Conclusion: Risk or Opportunity for Today’s Gold Trader?

Gold right now sits at the center of some of the biggest macro stories of our time: uncertain central-bank policy, sticky inflation, geopolitical fragmentation, and a long-term questioning of the dollar’s singular dominance. That mix is exactly why the yellow metal keeps drawing attention every time markets wobble.

On the opportunity side, you have:

  • Structural demand from central banks like China and Poland steadily accumulating reserves.
  • A macro setup where expectations for future real rates could soften if growth slows and inflation does not fully collapse.
  • A fragile geopolitical backdrop that periodically triggers safe-haven waves and panic hedging.
  • A historically strong inverse bias against the dollar, which could re-ignite if DXY loses steam.

On the risk side, you cannot ignore:

  • The possibility that central banks keep rates higher for longer, keeping real yields firm and pressuring non-yielding assets.
  • The chance that growth holds up better than feared, risk assets keep rallying, and the urgency to hold Gold fades.
  • The reality that crowded safe-haven trades can unwind violently when fear subsides, leaving latecomers trapped at elevated levels.

Practically, that means this is not a simple “all-in or all-out” moment.
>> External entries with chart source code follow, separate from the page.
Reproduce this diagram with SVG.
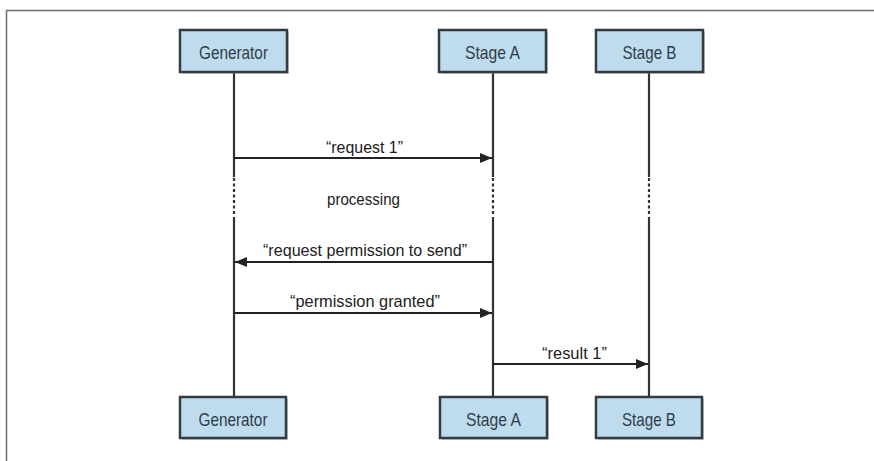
<svg xmlns="http://www.w3.org/2000/svg" width="874" height="461" viewBox="0 0 874 461">
<style>
.box{fill:#bfdcee;stroke:#333a40;stroke-width:2.5}
.shadow{fill:#9aa0a6;opacity:0.5}
.lbl{font-family:"Liberation Sans",Arial,sans-serif;font-size:19px;fill:#2f3d48;text-anchor:middle}
.msg{font-family:"Liberation Sans",Arial,sans-serif;font-size:17px;fill:#222;text-anchor:middle}
.life{stroke:#333;stroke-width:2.2;fill:none}
.dot{stroke:#333;stroke-width:2.2;fill:none;stroke-dasharray:3 2.5}
.arr{stroke:#222;stroke-width:2;fill:none}
</style>
<defs>
<marker id="ah" viewBox="0 0 12 10" refX="12" refY="5" markerWidth="12" markerHeight="10" markerUnits="userSpaceOnUse" orient="auto">
<path d="M0,0 L12,5 L0,10 Z" fill="#222"/>
</marker>
</defs>
<rect width="874" height="461" fill="#fff"/>
<path d="M6.5,461 V10.5 H874" fill="none" stroke="#6e6e6e" stroke-width="1.5"/>
<g id="lifelines">
<path class="life" d="M234,72 V177 M234,217 V397"/>
<path class="dot" d="M234,178 V216"/>
<path class="life" d="M493,72 V177 M493,217 V397"/>
<path class="dot" d="M493,178 V216"/>
<path class="life" d="M649,72 V177 M649,217 V397"/>
<path class="dot" d="M649,178 V216"/>
</g>
<g id="gen-top"><rect class="shadow" x="182" y="32" width="107" height="42"/><rect class="box" x="180" y="30" width="107" height="42"/><text class="lbl" x="233.5" y="58.5" textLength="69" lengthAdjust="spacingAndGlyphs">Generator</text></g>
<g id="a-top"><rect class="shadow" x="441" y="32" width="107" height="42"/><rect class="box" x="439" y="30" width="107" height="42"/><text class="lbl" x="492.5" y="58.5" textLength="55" lengthAdjust="spacingAndGlyphs">Stage A</text></g>
<g id="b-top"><rect class="shadow" x="598" y="32" width="107" height="42"/><rect class="box" x="596" y="30" width="107" height="42"/><text class="lbl" x="649.5" y="58.5" textLength="54" lengthAdjust="spacingAndGlyphs">Stage B</text></g>
<g id="gen-bottom"><rect class="shadow" x="182" y="399" width="106" height="41"/><rect class="box" x="180" y="397" width="106" height="41"/><text class="lbl" x="233" y="425.5" textLength="69" lengthAdjust="spacingAndGlyphs">Generator</text></g>
<g id="a-bottom"><rect class="shadow" x="442" y="399" width="107" height="41"/><rect class="box" x="440" y="397" width="107" height="41"/><text class="lbl" x="493.5" y="425.5" textLength="55" lengthAdjust="spacingAndGlyphs">Stage A</text></g>
<g id="b-bottom"><rect class="shadow" x="598" y="399" width="106" height="41"/><rect class="box" x="596" y="397" width="106" height="41"/><text class="lbl" x="649" y="425.5" textLength="54" lengthAdjust="spacingAndGlyphs">Stage B</text></g>
<g id="connectors">
<line class="arr" x1="234" y1="158" x2="492" y2="158" marker-end="url(#ah)"/>
<line class="arr" x1="493" y1="262" x2="235" y2="262" marker-end="url(#ah)"/>
<line class="arr" x1="234" y1="313" x2="492" y2="313" marker-end="url(#ah)"/>
<line class="arr" x1="493" y1="364" x2="648" y2="364" marker-end="url(#ah)"/>
</g>
<g id="labels">
<text class="msg" x="364.5" y="153" textLength="77" lengthAdjust="spacingAndGlyphs">“request 1”</text>
<text class="msg" x="363.5" y="205" textLength="73" lengthAdjust="spacingAndGlyphs">processing</text>
<text class="msg" x="365" y="256" textLength="204" lengthAdjust="spacingAndGlyphs">“request permission to send”</text>
<text class="msg" x="365" y="307" textLength="150" lengthAdjust="spacingAndGlyphs">“permission granted”</text>
<text class="msg" x="574.5" y="359" textLength="65" lengthAdjust="spacingAndGlyphs">“result 1”</text>
</g>
</svg>
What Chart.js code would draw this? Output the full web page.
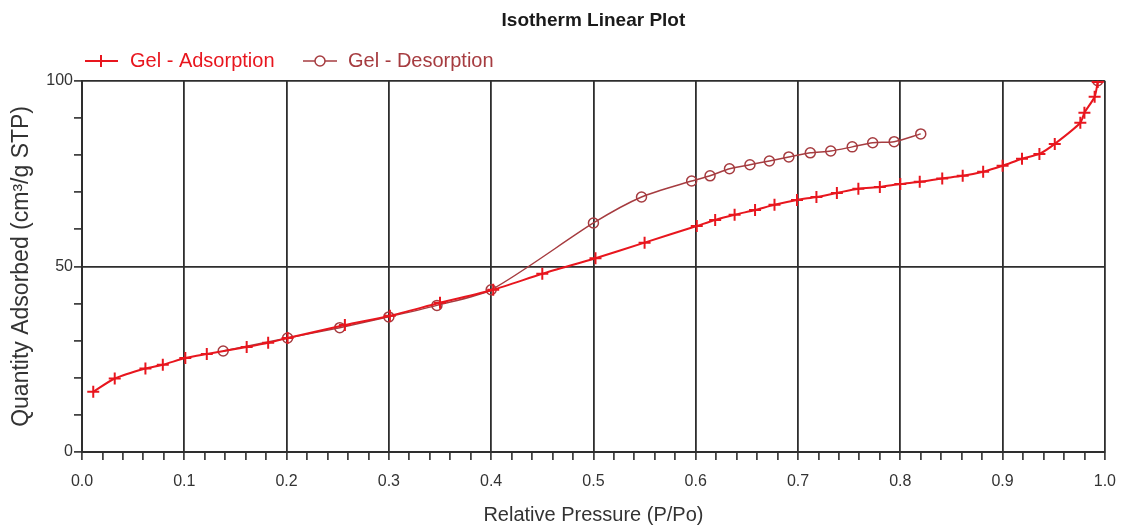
<!DOCTYPE html>
<html>
<head>
<meta charset="utf-8">
<script src="https://cdn.jsdelivr.net/npm/chart.js@4.4.1/dist/chart.umd.min.js"></script>
<style>
  html, body { margin: 0; padding: 0; background: #fff; }
  #wrap { width: 1128px; height: 527px; position: relative; }
</style>
</head>
<body>
<div id="wrap"><canvas id="isotherm"></canvas></div>
<script>
// Adsorption branch (P/Po, quantity)
const pressureAds = [0.011, 0.032, 0.062, 0.079, 0.101, 0.122, 0.161, 0.182, 0.201, 0.257, 0.301, 0.350, 0.402, 0.450, 0.502, 0.550,
    0.601, 0.619, 0.638, 0.658, 0.677, 0.699, 0.718, 0.738, 0.759, 0.780, 0.800, 0.819, 0.841, 0.861, 0.881, 0.900, 0.919, 0.936,
    0.951, 0.976, 0.980, 0.990, 0.993];
const quantityAds = [16.2, 19.8, 22.5, 23.5, 25.3, 26.4, 28.3, 29.4, 30.7, 34.2, 36.7, 40.2, 43.7, 48.0, 52.2, 56.4,
    60.9, 62.5, 63.9, 65.2, 66.6, 67.9, 68.7, 69.8, 70.9, 71.4, 72.2, 72.8, 73.7, 74.4, 75.5, 77.1, 79.0, 80.3,
    83.0, 88.7, 91.4, 95.7, 99.7];

// Desorption branch (null = part of the curve missing in the plot)
const pressureDes = [0.138, 0.201, 0.252, 0.300, 0.347, 0.400, 0.500, 0.547, 0.596, 0.614, 0.633, 0.653, 0.672, 0.691, 0.712,
    0.732, 0.753, 0.773, 0.794, 0.820, 0.900, 0.993];
const quantityDes = [27.2, 30.7, 33.5, 36.4, 39.5, 43.7, 61.7, 68.7, 73.0, 74.4, 76.3, 77.4, 78.4, 79.5, 80.6,
    81.1, 82.2, 83.3, 83.6, 85.7, null, 100.0];

// Tick labels
const xTickLabels = ['0.0', '0.1', '0.2', '0.3', '0.4', '0.5', '0.6', '0.7', '0.8', '0.9', '1.0'];
const yTickLabels = ['0', '50', '100'];

const RED = '#e8161e';
const BROWN = '#a63c40';
const GRID = '#2e2e2e';
const FONT = "'Liberation Sans', Arial, sans-serif";

function toPoints(xs, ys) {
    return xs.map((x, i) => ({ x: x, y: ys[i] }));
}

function isMajorX(v) {
    return Math.abs(v * 10 - Math.round(v * 10)) < 1e-6;
}

function isMajorY(v) {
    return Math.abs(v / 50 - Math.round(v / 50)) < 1e-6;
}

// Legend with line + marker, like the original plot software draws it
const lineLegend = {
    id: 'lineLegend',
    afterDraw(chart) {
        const ctx = chart.ctx;
        const left = chart.chartArea.left;
        const y = 61;
        ctx.save();
        ctx.font = '20px ' + FONT;
        ctx.textBaseline = 'middle';
        ctx.textAlign = 'left';

        // Adsorption
        ctx.strokeStyle = RED;
        ctx.lineWidth = 2;
        ctx.beginPath();
        ctx.moveTo(left + 3, y);
        ctx.lineTo(left + 36, y);
        ctx.moveTo(left + 19, y - 6);
        ctx.lineTo(left + 19, y + 6);
        ctx.stroke();
        ctx.fillStyle = RED;
        ctx.fillText('Gel - Adsorption', left + 48, y);

        // Desorption
        ctx.strokeStyle = BROWN;
        ctx.lineWidth = 1.5;
        ctx.beginPath();
        ctx.moveTo(left + 221, y);
        ctx.lineTo(left + 255, y);
        ctx.stroke();
        ctx.fillStyle = '#fff';
        ctx.beginPath();
        ctx.arc(left + 238, y, 5, 0, Math.PI * 2);
        ctx.fill();
        ctx.stroke();
        ctx.fillStyle = BROWN;
        ctx.fillText('Gel - Desorption', left + 266, y);
        ctx.restore();
    }
};

new Chart(document.getElementById('isotherm'), {
    type: 'scatter',
    data: {
        datasets: [{
            label: 'Gel - Adsorption',
            data: toPoints(pressureAds, quantityAds),
            showLine: true,
            borderColor: RED,
            backgroundColor: RED,
            borderWidth: 2,
            tension: 0.25,
            pointStyle: 'cross',
            pointRadius: 6,
            pointBorderWidth: 2,
            pointBorderColor: RED,
            order: 1
        }, {
            label: 'Gel - Desorption',
            data: toPoints(pressureDes, quantityDes),
            showLine: true,
            spanGaps: false,
            borderColor: BROWN,
            backgroundColor: 'rgba(255,255,255,0)',
            borderWidth: 1.5,
            tension: 0.25,
            pointStyle: 'circle',
            pointRadius: 5,
            pointBorderWidth: 1.5,
            pointBorderColor: BROWN,
            order: 2
        }]
    },
    options: {
        responsive: true,
        maintainAspectRatio: false,
        animation: false,
        layout: { padding: { left: 0, right: 23, top: 0, bottom: 0 } },
        plugins: {
            legend: { display: false },
            tooltip: { enabled: false },
            title: {
                display: true,
                fullSize: false,
                text: 'Isotherm Linear Plot',
                color: '#1a1a1a',
                font: { family: FONT, size: 19, weight: 'bold' },
                padding: { top: 9, bottom: 49 }
            }
        },
        scales: {
            x: {
                type: 'linear',
                min: 0,
                max: 1,
                border: { display: true, color: GRID, width: 2 },
                grid: {
                    color: (c) => isMajorX(c.tick.value) ? GRID : 'rgba(0,0,0,0)',
                    lineWidth: 1.8,
                    tickColor: GRID,
                    tickLength: 8,
                    tickWidth: 1.6
                },
                ticks: {
                    stepSize: 0.02,
                    autoSkip: false,
                    maxTicksLimit: 100,
                    maxRotation: 0,
                    padding: 12,
                    color: '#333',
                    font: { family: FONT, size: 16 },
                    callback: (v) => isMajorX(v) ? xTickLabels[Math.round(v * 10)] : ''
                },
                title: {
                    display: true,
                    text: 'Relative Pressure (P/Po)',
                    color: '#333',
                    font: { family: FONT, size: 20 },
                    padding: { top: 0, bottom: 0 }
                },
                afterFit: (scale) => { scale.height = 75; }
            },
            y: {
                type: 'linear',
                min: 0,
                max: 100,
                border: { display: true, color: GRID, width: 2 },
                grid: {
                    color: (c) => isMajorY(c.tick.value) ? GRID : 'rgba(0,0,0,0)',
                    lineWidth: 1.8,
                    tickColor: GRID,
                    tickLength: 8,
                    tickWidth: 1.6
                },
                ticks: {
                    stepSize: 10,
                    autoSkip: false,
                    maxTicksLimit: 100,
                    padding: 1,
                    color: '#333',
                    font: { family: FONT, size: 16 },
                    callback: (v) => isMajorY(v) ? yTickLabels[Math.round(v / 50)] : ''
                },
                title: {
                    display: true,
                    text: 'Quantity Adsorbed (cm³/g STP)',
                    color: '#333',
                    font: { family: FONT, size: 23 },
                    padding: { top: 8, bottom: 0 }
                },
                afterFit: (scale) => { scale.width = 82; }
            }
        }
    },
    plugins: [lineLegend]
});
</script>
</body>
</html>
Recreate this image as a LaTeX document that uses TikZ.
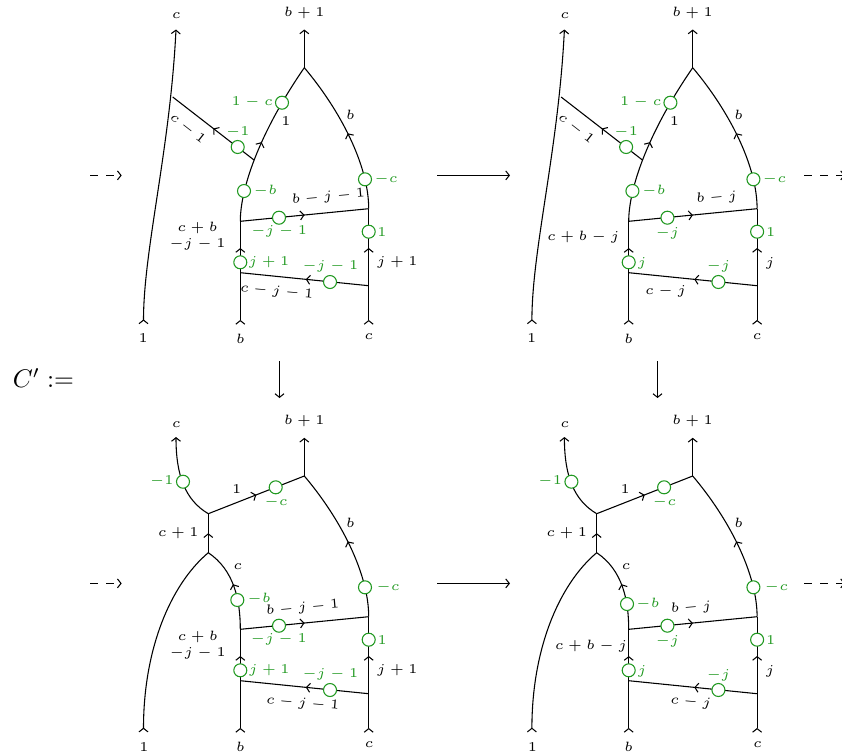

Short-term traders need to respect volatility and be very clear about zones where the trend is confirmed versus areas where the market is just chopping sideways. Longer-term investors need to ask themselves what role Gold plays in their portfolio: pure speculation, or structured hedge?

The smart play for many is to treat Gold as both a tactical and strategic asset: use the pullbacks toward important support zones to scale in gradually rather than chasing emotional spikes, and size positions so that volatility does not knock you out at the worst possible moment.

Whatever your style – intraday scalper or long-term allocator – ignoring Gold in this macro environment is like ignoring the main character in a movie. The yellow metal is once again the benchmark for fear, trust, and long-term value in a world that feels increasingly unstable.

Just remember: even safe havens can become crowded trades. Do your homework, understand real rates, watch the dollar, track central-bank flows, and never confuse social media hype with risk management.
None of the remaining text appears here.